« Moi capitaine », film de Matteo Garrone, propose au spectateur d’accompagner deux jeunes Sénégalais dans leur épopée depuis Dakar jusqu’aux rivages de Sicile et le paradis promis européen.
Seydou (Seydou Sarr) et son cousin Moussa (Moustapha Fall), tous deux âgés de 16 ans, vivent une vie plutôt heureuse dans un quartier de Dakar : des familles nombreuses et aimantes, musique et danse dans la rue, instruction au collège.
Pourtant, ils rêvent d’une autre vie, la vie idéale que, selon les réseaux sociaux, on mène en Europe, au-delà du Sahara et de la Méditerranée. Seydou sera une star, un chanteur fameux et riche. Seydou et Moussa, à l’insu de leurs parents, travaillent au noir pour payer le voyage jusqu’en Italie.
Sourds aux avertissements sur les dangers mortels qui les attendent, ils prennent la route. Le début du voyage, en autocar jusqu’au Niger, est joyeux. Le passage des frontières est difficile : un bakchich ou la prison…
La traversée de déserts rocailleux entassés dans la plateforme d’un pick-up lancé à toute allure dans les trous et les bosses réserve une première surprise. Ceux qui tombent du véhicule sont abandonnés, certainement condamnés à mourir de soif et de faim. « Ils n’avaient qu’à se tenir plus solidement ».
C’est ensuite la traversée à pied d’immensités de dunes, avec la même règle. Ceux qui ne peuvent pas suivre sont abandonnés à leur sort.

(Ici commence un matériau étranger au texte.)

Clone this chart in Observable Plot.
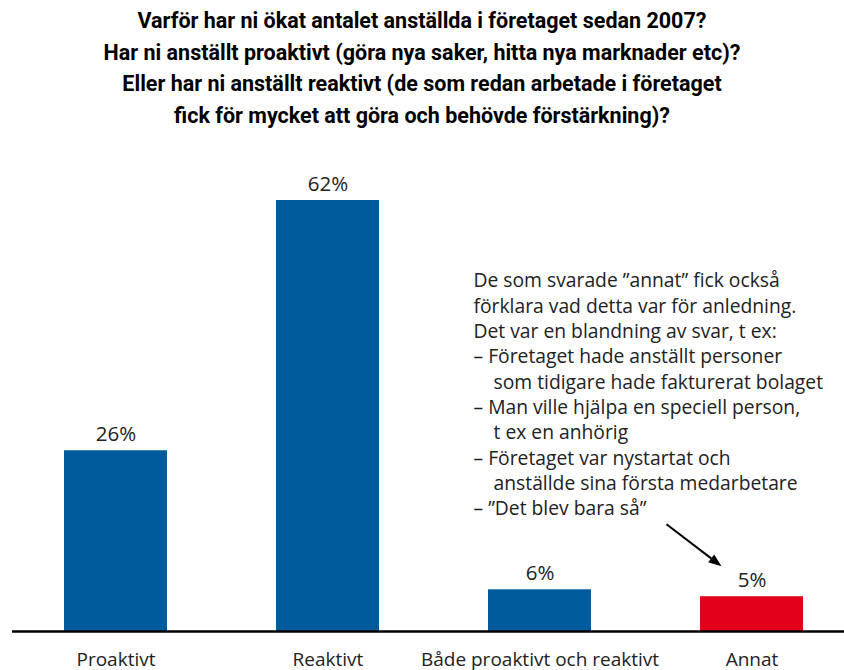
<!DOCTYPE html>
<html><head><meta charset="utf-8">
<script src="https://cdn.jsdelivr.net/npm/d3@7"></script>
<script src="https://cdn.jsdelivr.net/npm/@observablehq/plot@0.6"></script>
<style>
body{margin:0;background:#fff;}
#title{height:140px;box-sizing:border-box;padding-top:5px;text-align:center;font-family:Roboto,sans-serif;font-weight:bold;font-size:21.5px;line-height:31.5px;color:#000;}
#chart svg{display:block;overflow:visible;}
</style></head><body>
<div id="title"></div>
<div id="chart"></div>
<script>
const titleLines = [
  "Varför har ni ökat antalet anställda i företaget sedan 2007?",
  "Har ni anställt proaktivt (göra nya saker, hitta nya marknader etc)?",
  "Eller har ni anställt reaktivt (de som redan arbetade i företaget",
  "fick för mycket att göra och behövde förstärkning)?"
];
const categories = ["Proaktivt", "Reaktivt", "Både proaktivt och reaktivt", "Annat"];
const values = [26, 62, 6, 5];
const valueLabels = ["26%", "62%", "6%", "5%"];
const highlighted = [false, false, false, true];
const noteLines = [
  "De som svarade \u201dannat\u201d fick också",
  "förklara vad detta var för anledning.",
  "Det var en blandning av svar, t ex:",
  "– Företaget hade anställt personer",
  "\u00a0\u00a0\u00a0\u00a0som tidigare hade fakturerat bolaget",
  "– Man ville hjälpa en speciell person,",
  "\u00a0\u00a0\u00a0\u00a0t ex en anhörig",
  "– Företaget var nystartat och",
  "\u00a0\u00a0\u00a0\u00a0anställde sina första medarbetare",
  "– \u201dDet blev bara så\u201d"
];

document.getElementById("title").innerHTML = titleLines.map(t => t.replace(/&/g,"&amp;").replace(/</g,"&lt;")).join("<br>");

const BLUE = "#005B9C", RED = "#E2001A";
const data = categories.map((c, i) => ({category: c, value: values[i], label: valueLabels[i], hi: highlighted[i]}));

function arrowMark(index, scales, values, dims) {
  const xs = scales.x;
  const bw = typeof xs.bandwidth === "function" ? xs.bandwidth() : ((scales.scales && scales.scales.x && scales.scales.x.bandwidth) || 0);
  const cx = xs("Annat") + bw / 2;
  const yb = scales.y(5);
  const x1 = cx - 85, y1 = yb - 72, x2 = cx - 30, y2 = yb - 30;
  const ang = Math.atan2(y2 - y1, x2 - x1);
  const L = 13, W = 5;
  const bx = x2 - L * Math.cos(ang), by = y2 - L * Math.sin(ang);
  const g = d3.create("svg:g");
  g.append("line").attr("x1", x1).attr("y1", y1).attr("x2", bx).attr("y2", by).attr("stroke", "#000").attr("stroke-width", 2);
  g.append("path").attr("fill", "#000").attr("d",
    `M${x2},${y2}L${bx + W * Math.sin(ang)},${by - W * Math.cos(ang)}L${bx - W * Math.sin(ang)},${by + W * Math.cos(ang)}Z`);
  return g.node();
}

const chart = Plot.plot({
  width: 844, height: 530,
  marginTop: 60, marginBottom: 39, marginLeft: 12, marginRight: 0,
  style: {fontFamily: "'Open Sans', sans-serif", color: "#000", background: "#fff"},
  x: {domain: categories, range: [11.7, 854.3], paddingInner: 0.516, paddingOuter: 0.242, axis: null},
  y: {domain: [0, 62], axis: null},
  color: {type: "identity"},
  marks: [
    Plot.barY(data, {x: "category", y: "value", fill: d => d.hi ? RED : BLUE}),
    Plot.ruleY([0], {stroke: "#000", strokeWidth: 2.5}),
    Plot.text(data, {x: "category", y: "value", text: "label", dy: -10, lineAnchor: "bottom", fontSize: 20.5, fill: "#222"}),
    Plot.axisX({tickSize: 0, tickPadding: 21, fontSize: 19, fill: "#222", label: null, fontFamily: "'Open Sans', sans-serif"}),
    Plot.text([noteLines.join("\n")], {frameAnchor: "top-left", dx: 461, dy: 69, lineAnchor: "top", textAnchor: "start", fontSize: 19.3, lineHeight: 25.3 / 19.3, fill: "#222"}),
    arrowMark
  ]
});
document.getElementById("chart").appendChild(chart);
</script>
</body></html>
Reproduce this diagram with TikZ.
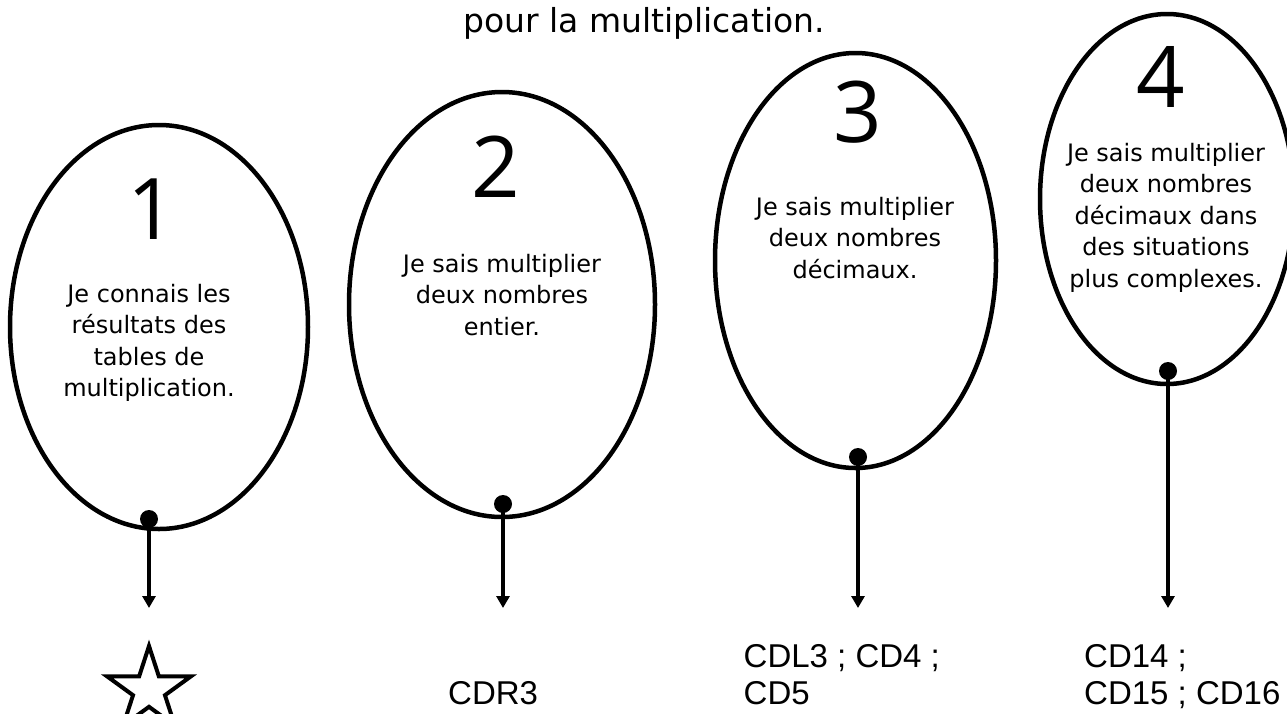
\documentclass[tikz,border=0pt]{standalone}
\usepackage{fontspec}
\setmainfont{DejaVu Sans}
\newfontfamily\cdfont{Liberation Sans}
\newfontfamily\digitfont{Open Sans}
\usetikzlibrary{shapes.geometric,arrows.meta}
\tikzset{
  oval/.style={draw, line width=4.5pt, ellipse, inner sep=0pt},
  dotnode/.style={circle, fill=black, inner sep=0pt, minimum size=18pt},
  conn/.style={line width=4pt, -{Triangle[width=13pt,length=12pt]}},
  bodytext/.style={font=\fontsize{24}{31.5}\selectfont, align=center, inner sep=0pt, anchor=north},
  cdtext/.style={font=\cdfont\fontsize{33}{37}\selectfont, align=left, inner sep=0pt},
  digit/.style={font=\digitfont\fontsize{85}{90}\selectfont, inner sep=0pt, anchor=base},
  titletext/.style={font=\fontsize{33}{40}\selectfont, inner sep=0pt, anchor=base},
  starline/.style={draw, line width=4pt, line join=miter}
}
\begin{document}
\begin{tikzpicture}[x=1pt,y=-1pt]
\useasboundingbox (0,0) rectangle (1287,713);
\clip (0,0) rectangle (1287,713);
\fill[white] (0,0) rectangle (1287,713);

% title
\node[titletext] (title) at (644,32) {pour la multiplication.};

% ellipses
\node[oval, minimum width=298pt, minimum height=404pt] (e1) at (159,327) {};
\node[oval, minimum width=306pt, minimum height=425pt] (e2) at (502,304.5) {};
\node[oval, minimum width=281pt, minimum height=415pt] (e3) at (855.5,260.5) {};
\node[oval, minimum width=254pt, minimum height=370pt] (e4) at (1167,199) {};

% digits
\node[digit] (n1) at (152,239) {1};
\node[digit] (n2) at (496,197) {2};
\node[digit] (n3) at (858,142) {3};
\node[digit] (n4) at (1161,107) {4};

% texts
\node[bodytext] (x1) at (149,283) {\rule{0pt}{19pt}Je connais les\\résultats des\\tables de\\multiplication.};
\node[bodytext] (x2) at (502,253) {\rule{0pt}{19pt}Je sais multiplier\\deux nombres\\entier.};
\node[bodytext] (x3) at (855,196) {\rule{0pt}{19pt}Je sais multiplier\\deux nombres\\décimaux.};
\node[bodytext] (x4) at (1166,142) {\rule{0pt}{19pt}Je sais multiplier\\deux nombres\\décimaux dans\\des situations\\plus complexes.};

% dots
\node[dotnode] (d1) at (149,519) {};
\node[dotnode] (d2) at (503,504) {};
\node[dotnode] (d3) at (858,457) {};
\node[dotnode] (d4) at (1168,371) {};

% arrow ends
\coordinate (t1) at (149,608);
\coordinate (t2) at (503,608);
\coordinate (t3) at (858,608);
\coordinate (t4) at (1168,608);

\draw[conn] (d1.center) -- (t1);
\draw[conn] (d2.center) -- (t2);
\draw[conn] (d3.center) -- (t3);
\draw[conn] (d4.center) -- (t4);

% star
\coordinate (s1) at (149,690);
\draw[starline, shift={(s1)}] (270:44) -- (306:16.8) -- (342:44) -- (18:16.8) -- (54:44) -- (90:16.8) -- (126:44) -- (162:16.8) -- (198:44) -- (234:16.8) -- cycle;

% labels
\node[cdtext, anchor=base west] (l2) at (448,704) {CDR3};
\node[cdtext, anchor=north west] (l3) at (743.5,642) {\rule{0pt}{25pt}CDL3 ; CD4 ;\\CD5};
\node[cdtext, anchor=north west] (l4) at (1084,642) {\rule{0pt}{25pt}CD14 ;\\CD15 ; CD16};
\end{tikzpicture}
\end{document}
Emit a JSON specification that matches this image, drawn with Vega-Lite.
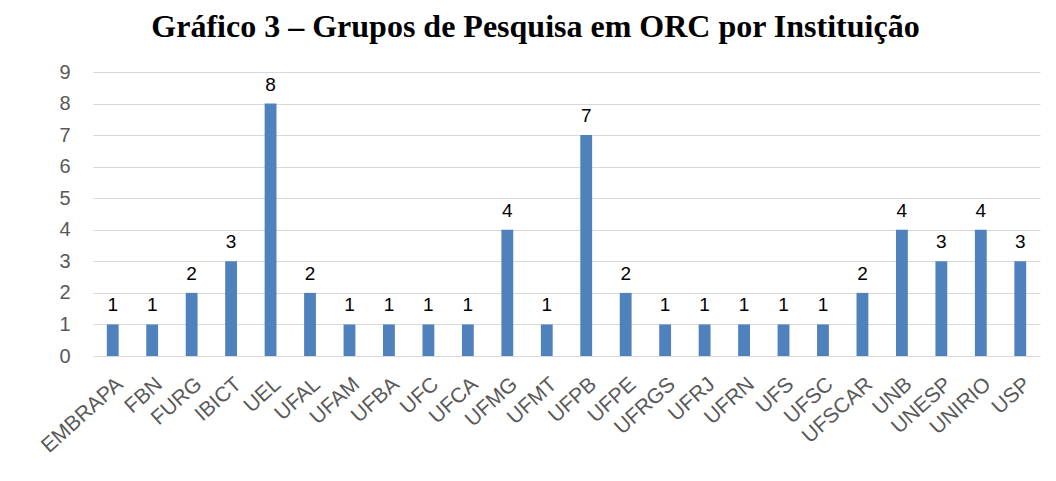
{
  "$schema": "https://vega.github.io/schema/vega-lite/v6.json",
  "width": 947,
  "height": 284,
  "autosize": {"type": "none"},
  "padding": {"left": 93, "top": 72, "right": 16, "bottom": 125},
  "background": "white",
  "config": {"view": {"stroke": null}},
  "title": {
    "text": "Gráfico 3 – Grupos de Pesquisa em ORC por Instituição",
    "font": "Liberation Serif",
    "fontSize": 32,
    "fontWeight": "bold",
    "color": "black",
    "anchor": "middle",
    "dx": -31,
    "offset": 18
  },
  "data": {
    "values": [
      {"inst": "EMBRAPA", "n": 1},
      {"inst": "FBN", "n": 1},
      {"inst": "FURG", "n": 2},
      {"inst": "IBICT", "n": 3},
      {"inst": "UEL", "n": 8},
      {"inst": "UFAL", "n": 2},
      {"inst": "UFAM", "n": 1},
      {"inst": "UFBA", "n": 1},
      {"inst": "UFC", "n": 1},
      {"inst": "UFCA", "n": 1},
      {"inst": "UFMG", "n": 4},
      {"inst": "UFMT", "n": 1},
      {"inst": "UFPB", "n": 7},
      {"inst": "UFPE", "n": 2},
      {"inst": "UFRGS", "n": 1},
      {"inst": "UFRJ", "n": 1},
      {"inst": "UFRN", "n": 1},
      {"inst": "UFS", "n": 1},
      {"inst": "UFSC", "n": 1},
      {"inst": "UFSCAR", "n": 2},
      {"inst": "UNB", "n": 4},
      {"inst": "UNESP", "n": 3},
      {"inst": "UNIRIO", "n": 4},
      {"inst": "USP", "n": 3}
    ]
  },
  "encoding": {
    "x": {
      "field": "inst",
      "type": "nominal",
      "sort": null,
      "scale": {"paddingInner": 0.7, "paddingOuter": 0.35},
      "axis": {
        "title": null,
        "labelAngle": -42,
        "labelFont": "Liberation Sans",
        "labelFontSize": 21,
        "labelColor": "#595959",
        "domain": false,
        "ticks": false,
        "labelPadding": 17
      }
    },
    "y": {
      "field": "n",
      "type": "quantitative",
      "scale": {"domain": [0, 9]},
      "axis": {
        "title": null,
        "values": [0, 1, 2, 3, 4, 5, 6, 7, 8, 9],
        "labelFont": "Liberation Sans",
        "labelFontSize": 20,
        "labelColor": "#595959",
        "domain": false,
        "ticks": false,
        "labelPadding": 23,
        "gridColor": "#D9D9D9",
        "gridWidth": 1
      }
    }
  },
  "layer": [
    {"mark": {"type": "bar", "color": "#4F81BD"}},
    {
      "mark": {
        "type": "text",
        "baseline": "bottom",
        "dy": -9,
        "font": "Liberation Sans",
        "fontSize": 19,
        "color": "black"
      },
      "encoding": {"text": {"field": "n", "type": "quantitative"}}
    }
  ]
}
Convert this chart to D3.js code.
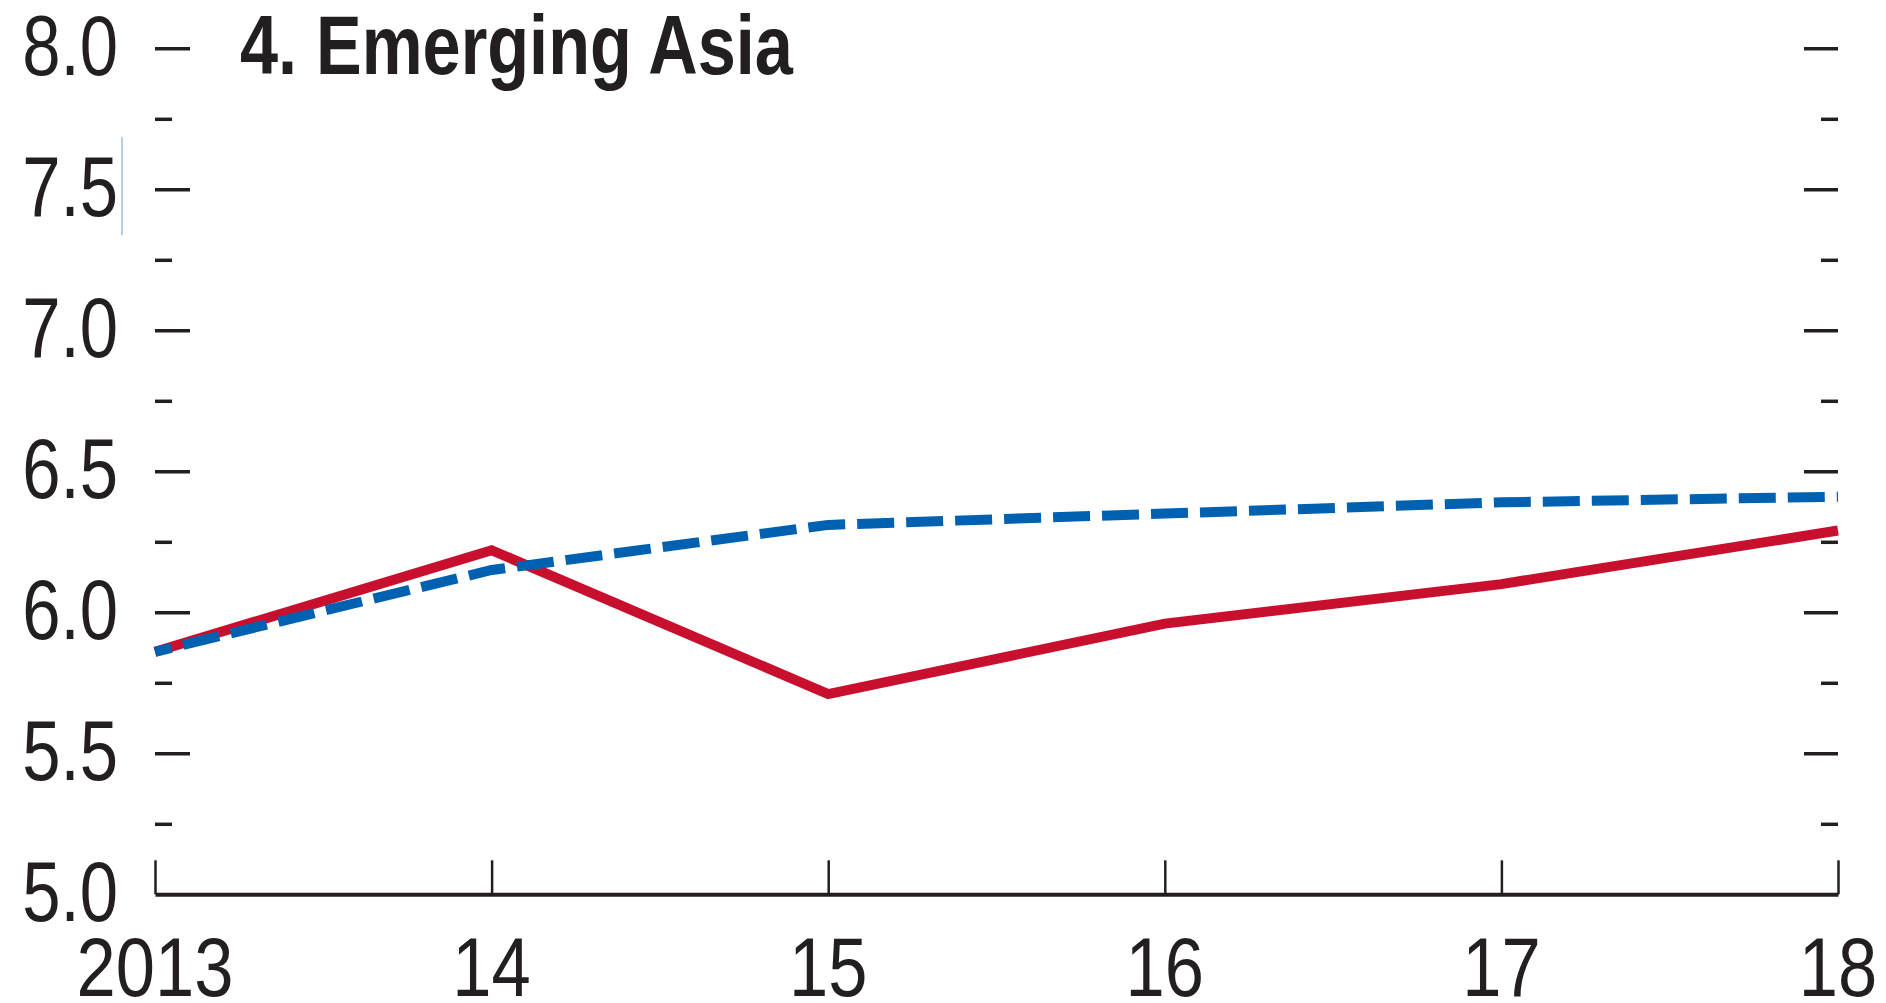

Dans le désert libyen, les migrants sont capturés par une mafia, enfermés dans prison où, sous la menace de la torture, l’on exige d’eux qu’ils contactent leurs proches pour qu’ils paient une rançon. Moussa et Seydou sont maintenant séparés. Seydou bénéficie de la protection de Martin (Issaka Sawadogo), de trente ans son aîné. Tous deux sont vendus comme esclaves et travaillent dans la construction, à la satisfaction de leur maître qui les libère et les mène à Tripoli. Seydou parvient à retrouver Moussa, qui est grièvement blessé : c’est dans un hôpital européen qu’il faut le conduire, d’urgence.
Seydou parvient à trouver un passage, mais à une condition. Il pilotera un vieux chalutier, chargé de 200 hommes, femmes et enfants. « C’est simple, tu vas tout droit en suivant la direction Nord de la boussole ». Seydou, 16 ans, est promu capitaine de navire. « Moi capitaine ».
« Moi capitaine » est un film remarquable à tous points de vue : intensité dramatique de l’histoire, photographie, bande son, jeu des acteurs, en particulier Seydou Sarr, repéré par le réalisateur dans une rue de Dakar.
Deux scènes oniriques permettent au spectateur de s’évader de la réalité oppressante de l’injustice et de la souffrance. Seydou est autorisé, en rêve, à s’approcher de la mère pour lui demander pardon de l’avoir trahie. Dans le désert de sable, une femme incapable de poursuivre la marche et que Seydou ne se résout pas à laisser en arrière, flotte dans les airs, affranchie de la gravité.
Matteo Garrone s’est inspiré d’une histoire réelle. Un jeune sans aucune notion de navigation avait été mis aux commandes d’un navire bourré de migrants. Arrivé en Italie, il avait été emprisonné comme passeur.